- **What is being asked**
Repeat the material below exactly, with no pictures.
## Start Data segment
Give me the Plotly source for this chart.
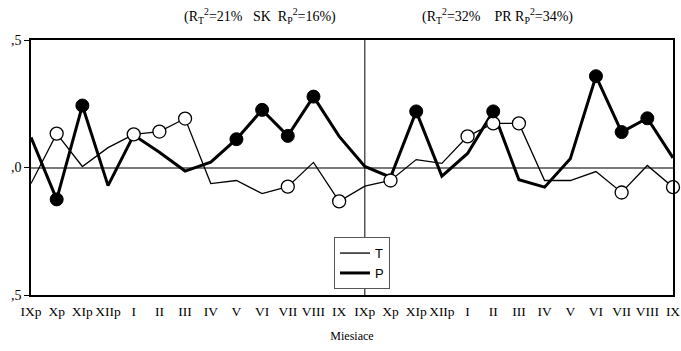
import plotly.graph_objects as go

months = ["IXp", "Xp", "XIp", "XIIp", "I", "II", "III", "IV", "V", "VI", "VII", "VIII", "IX",
          "IXp", "Xp", "XIp", "XIIp", "I", "II", "III", "IV", "V", "VI", "VII", "VIII", "IX"]

T_values = [-0.063, 0.133, 0.004, 0.078, 0.130, 0.141, 0.192, -0.063, -0.051, -0.102, -0.075, 0.020, -0.133,
            -0.073, -0.051, 0.031, 0.016, 0.122, 0.173, 0.173, -0.051, -0.051, -0.016, -0.098, 0.008, -0.077]
P_values = [0.118, -0.125, 0.243, -0.071, 0.127, 0.060, -0.014, 0.021, 0.111, 0.226, 0.124, 0.278, 0.122,
            0.004, -0.038, 0.220, -0.034, 0.055, 0.220, -0.048, -0.077, 0.034, 0.358, 0.139, 0.193, 0.038]

# indices with significant markers
T_marked = [1, 4, 5, 6, 10, 12, 14, 17, 18, 19, 23, 25]
P_marked = [1, 2, 8, 9, 10, 11, 15, 18, 22, 23, 24]

y_ticks = [-0.5, 0.0, 0.5]
y_ticktext = [",5", ",0", ",5"]

titles = ["(R<sub>T</sub><sup>2</sup>=21%   SK  R<sub>P</sub><sup>2</sup>=16%)",
          "(R<sub>T</sub><sup>2</sup>=32%    PR R<sub>P</sub><sup>2</sup>=34%)"]

x = list(range(len(months)))
serif = "Liberation Serif, Times New Roman, serif"

fig = go.Figure()
fig.add_trace(go.Scatter(x=x, y=T_values, mode="lines", line=dict(color="black", width=1.3),
                         showlegend=False, cliponaxis=False))
fig.add_trace(go.Scatter(x=x, y=P_values, mode="lines", line=dict(color="black", width=3),
                         showlegend=False, cliponaxis=False))
fig.add_trace(go.Scatter(x=[x[i] for i in T_marked], y=[T_values[i] for i in T_marked], mode="markers",
                         marker=dict(symbol="circle", size=13, color="white", line=dict(color="black", width=1.3)),
                         showlegend=False, cliponaxis=False))
fig.add_trace(go.Scatter(x=[x[i] for i in P_marked], y=[P_values[i] for i in P_marked], mode="markers",
                         marker=dict(symbol="circle", size=13, color="black", line=dict(color="black", width=1)),
                         showlegend=False, cliponaxis=False))
# legend-only entries
fig.add_trace(go.Scatter(x=[None], y=[None], mode="lines", name="T", line=dict(color="black", width=1.3)))
fig.add_trace(go.Scatter(x=[None], y=[None], mode="lines", name="P", line=dict(color="black", width=3)))

fig.add_shape(type="line", xref="x", yref="paper", x0=13, x1=13, y0=0, y1=1,
              line=dict(color="black", width=1))

fig.add_annotation(text=titles[0], xref="paper", yref="paper", x=0.357, y=1.0, yshift=12,
                   showarrow=False, font=dict(family=serif, size=14, color="black"), xanchor="center", yanchor="bottom")
fig.add_annotation(text=titles[1], xref="paper", yref="paper", x=0.726, y=1.0, yshift=12,
                   showarrow=False, font=dict(family=serif, size=14, color="black"), xanchor="center", yanchor="bottom")

fig.update_layout(
    width=681, height=351,
    margin=dict(l=31, r=8, t=40, b=56),
    paper_bgcolor="white", plot_bgcolor="white",
    font=dict(family=serif, size=14, color="black"),
    xaxis=dict(range=[0, 25], tickvals=x, ticktext=months, showgrid=False, zeroline=False,
               showline=True, mirror=True, linecolor="black", linewidth=1.5,
               ticks="outside", ticklen=3, tickcolor="rgba(0,0,0,0)",
               title=dict(text="Miesiace", font=dict(family=serif, size=12), standoff=14),
               tickfont=dict(family=serif, size=13.5), tickangle=0, automargin=False),
    yaxis=dict(range=[-0.5, 0.5], tickvals=y_ticks, ticktext=y_ticktext, showgrid=False,
               zeroline=True, zerolinecolor="#7a7a7a", zerolinewidth=2,
               showline=True, mirror=True, linecolor="black", linewidth=1.5,
               ticks="outside", ticklen=5, tickcolor="black", tickfont=dict(family=serif, size=14),
               automargin=False),
    legend=dict(x=0.472, y=0.227, xanchor="left", yanchor="top", bgcolor="white",
                bordercolor="#555555", borderwidth=1,
                font=dict(family="Liberation Sans Narrow, Liberation Sans, sans-serif", size=13),
                itemwidth=30, tracegroupgap=0),
)

fig.write_html("out.html", config={"displayModeBar": False},
               post_script="document.body.style.margin='0';")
## End Data segment
- **Result of the exercise**
Give me the Plotly source for this chart.
import plotly.graph_objects as go

months = ["IXp", "Xp", "XIp", "XIIp", "I", "II", "III", "IV", "V", "VI", "VII", "VIII", "IX",
          "IXp", "Xp", "XIp", "XIIp", "I", "II", "III", "IV", "V", "VI", "VII", "VIII", "IX"]

T_values = [-0.063, 0.133, 0.004, 0.078, 0.130, 0.141, 0.192, -0.063, -0.051, -0.102, -0.075, 0.020, -0.133,
            -0.073, -0.051, 0.031, 0.016, 0.122, 0.173, 0.173, -0.051, -0.051, -0.016, -0.098, 0.008, -0.077]
P_values = [0.118, -0.125, 0.243, -0.071, 0.127, 0.060, -0.014, 0.021, 0.111, 0.226, 0.124, 0.278, 0.122,
            0.004, -0.038, 0.220, -0.034, 0.055, 0.220, -0.048, -0.077, 0.034, 0.358, 0.139, 0.193, 0.038]

# indices with significant markers
T_marked = [1, 4, 5, 6, 10, 12, 14, 17, 18, 19, 23, 25]
P_marked = [1, 2, 8, 9, 10, 11, 15, 18, 22, 23, 24]

y_ticks = [-0.5, 0.0, 0.5]
y_ticktext = [",5", ",0", ",5"]

titles = ["(R<sub>T</sub><sup>2</sup>=21%   SK  R<sub>P</sub><sup>2</sup>=16%)",
          "(R<sub>T</sub><sup>2</sup>=32%    PR R<sub>P</sub><sup>2</sup>=34%)"]

x = list(range(len(months)))
serif = "Liberation Serif, Times New Roman, serif"

fig = go.Figure()
fig.add_trace(go.Scatter(x=x, y=T_values, mode="lines", line=dict(color="black", width=1.3),
                         showlegend=False, cliponaxis=False))
fig.add_trace(go.Scatter(x=x, y=P_values, mode="lines", line=dict(color="black", width=3),
                         showlegend=False, cliponaxis=False))
fig.add_trace(go.Scatter(x=[x[i] for i in T_marked], y=[T_values[i] for i in T_marked], mode="markers",
                         marker=dict(symbol="circle", size=13, color="white", line=dict(color="black", width=1.3)),
                         showlegend=False, cliponaxis=False))
fig.add_trace(go.Scatter(x=[x[i] for i in P_marked], y=[P_values[i] for i in P_marked], mode="markers",
                         marker=dict(symbol="circle", size=13, color="black", line=dict(color="black", width=1)),
                         showlegend=False, cliponaxis=False))
# legend-only entries
fig.add_trace(go.Scatter(x=[None], y=[None], mode="lines", name="T", line=dict(color="black", width=1.3)))
fig.add_trace(go.Scatter(x=[None], y=[None], mode="lines", name="P", line=dict(color="black", width=3)))

fig.add_shape(type="line", xref="x", yref="paper", x0=13, x1=13, y0=0, y1=1,
              line=dict(color="black", width=1))

fig.add_annotation(text=titles[0], xref="paper", yref="paper", x=0.357, y=1.0, yshift=12,
                   showarrow=False, font=dict(family=serif, size=14, color="black"), xanchor="center", yanchor="bottom")
fig.add_annotation(text=titles[1], xref="paper", yref="paper", x=0.726, y=1.0, yshift=12,
                   showarrow=False, font=dict(family=serif, size=14, color="black"), xanchor="center", yanchor="bottom")

fig.update_layout(
    width=681, height=351,
    margin=dict(l=31, r=8, t=40, b=56),
    paper_bgcolor="white", plot_bgcolor="white",
    font=dict(family=serif, size=14, color="black"),
    xaxis=dict(range=[0, 25], tickvals=x, ticktext=months, showgrid=False, zeroline=False,
               showline=True, mirror=True, linecolor="black", linewidth=1.5,
               ticks="outside", ticklen=3, tickcolor="rgba(0,0,0,0)",
               title=dict(text="Miesiace", font=dict(family=serif, size=12), standoff=14),
               tickfont=dict(family=serif, size=13.5), tickangle=0, automargin=False),
    yaxis=dict(range=[-0.5, 0.5], tickvals=y_ticks, ticktext=y_ticktext, showgrid=False,
               zeroline=True, zerolinecolor="#7a7a7a", zerolinewidth=2,
               showline=True, mirror=True, linecolor="black", linewidth=1.5,
               ticks="outside", ticklen=5, tickcolor="black", tickfont=dict(family=serif, size=14),
               automargin=False),
    legend=dict(x=0.472, y=0.227, xanchor="left", yanchor="top", bgcolor="white",
                bordercolor="#555555", borderwidth=1,
                font=dict(family="Liberation Sans Narrow, Liberation Sans, sans-serif", size=13),
                itemwidth=30, tracegroupgap=0),
)

fig.write_html("out.html", config={"displayModeBar": False},
               post_script="document.body.style.margin='0';")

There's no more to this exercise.